Serves: 3-4 | Time: 25m | NYT Cooking →


2. Reuben Casserole

Everything people love about a Reuben, deconstructed into a bubbling casserole. Buttered bread cubes get a head start in the oven, then you layer on corned beef, Swiss cheese, sauerkraut, and a tangy Thousand Island-style sauce. It bakes into something crusty on top and molten underneath. With St. Patrick's Day coming up, this is the move if you want those flavors without the sandwich architecture.

At step 5, before you start layering the main casserole, set up a small separate baking dish for kids. Layer in buttered bread cubes, shredded corned beef, and plenty of Swiss cheese — skip the sauerkraut entirely, or add the tiniest amount if you want. Bake it right alongside the big dish. Corned beef runs high in sodium (around 800 to 1000 mg per serving), so keep kid portions modest or use lower-sodium corned beef if you can find it.

The adult casserole gets the full deli treatment: alternating layers of sauerkraut, cheese, and that punchy sauce, finished with more cheese and bread cubes on top. Thirty-five minutes in the oven and the whole thing comes out golden and ridiculous.

The Split: Adults get the full sauerkraut-and-sauce Reuben layers; kids get cheesy corned beef bread bake.

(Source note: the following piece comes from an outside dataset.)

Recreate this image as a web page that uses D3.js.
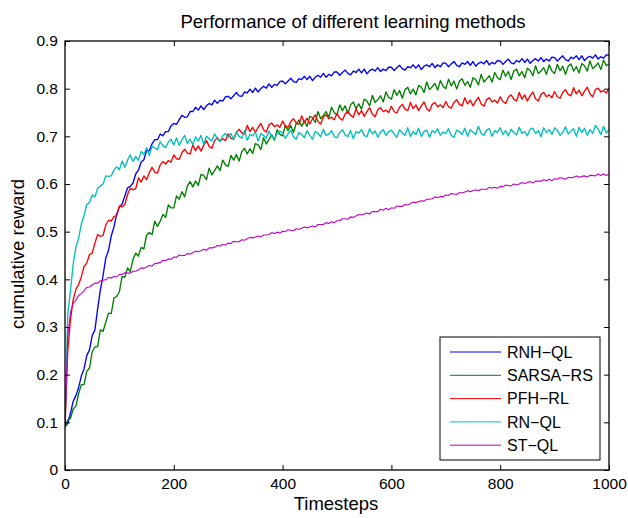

Serves: 6-8 | Time: 1h | Pinch of Yum →


3. Banh Mi Sandwich

This one's a harder sell for most kids — a Vietnamese-inspired sandwich loaded with pickled vegetables, sriracha mayo, jalapeños, and cilantro isn't exactly the path of least resistance. But the seared tofu at the center is genuinely crispy and golden, and that's your way in. The pickles need at least an hour, so plan ahead or just make them the night before.

At step 6, when you're assembling, build the kid version on the same baguette with completely different toppings: plain mayo or cream cheese, the seared tofu slices, fresh cucumber sticks, and plain shredded carrots. No pickled vegetables, no jalapeño, no cilantro. The crispy tofu is the bridge — familiar crunchy texture, new context. For kids under four, cut the baguette into soft, manageable pieces rather than serving whole sections, and slice cucumber sticks lengthwise before cutting them into short pieces.

The adult sandwiches get the full spread: spicy sriracha mayo, tangy pickled daikon and carrots, fresh jalapeño, and big leaves of cilantro. Bright, crunchy, a little messy in the best way.

The Split: Adults get spicy mayo, pickled veggies, and jalapeño; kids get plain toppings with crispy tofu.

Serves: 4 | Time: 40m | Love and Lemons →


4. Spicy-Sweet Sambal Pork Noodles

A big pot of pork noodles built on a base of browned meat, ginger, garlic, and tomato paste that simmers down into something rich and saucy. The sambal chili paste brings real heat, but the sweetness from sugar and the depth from the tomato paste keep it from being one-note. This one feeds a crowd and the noodles soak up everything.

At step 1, after the pork has browned with ginger, garlic, sugar, and tomato paste — right when the paste starts to darken — scoop out about two cups of the pork mixture into a separate saucepan before the chili paste goes in. Add half a cup of water and a splash of soy sauce to the kid portion and let it simmer gently alongside the main pot. Use a meat thermometer to make sure the pork hits 160 degrees, and consider low-sodium soy sauce to keep the salt reasonable for smaller appetites. Toss with noodles and a pat of butter for something sweet, savory, and mild.

The adult pot gets the full sambal treatment — chili paste, soy sauce, vinegar — then simmers another 30 to 45 minutes until the sauce thickens and clings. Toss the noodles right into the pot with butter and a splash of pasta water. It's deeply savory, a little fiery, and the kind of thing you'll want to make again the following week.

The Split: Adults get fiery sambal-spiked noodles; kids get the same meaty sauce minus all the heat.

Serves: 6-8 | Time: 45m | Epicurious →


5. Cod With Brown Butter and Pine Nuts

Fifteen minutes and you have flaky baked cod under a pool of nutty brown butter with toasted pine nuts. The cod goes into a hot oven while you brown butter in a small pan, toast the pine nuts until golden, and pull together a quick sauce. It's genuinely fast, and the brown butter does something almost unreasonable to a simple piece of fish.

At step 4, once the pine nuts are golden and the butter smells nutty, spoon out half the brown butter and pine nuts before the sumac and parsley go in. That's the kid portion — rich, golden, and mild. For children under four, finely chop or crush the pine nuts before spooning them over the fish, since their small hard shape is a choking concern. You can also skip the nuts entirely and just use plain brown butter.

The adult cod gets the full finish: sumac adds a tart, almost citrusy warmth, parsley brightens everything up, and a squeeze of lemon ties it together. It looks and tastes like restaurant food, which is a little absurd for something that takes a quarter of an hour.

The Split: Adults get sumac-parsley brown butter; kids get plain nutty brown butter over flaky cod.

Serves: 4 | Time: 15m | NYT Cooking →


Start with the cod. Fifteen minutes, brown butter, done. It's the kind of easy win that makes tackling the Reuben casserole later in the week feel completely doable.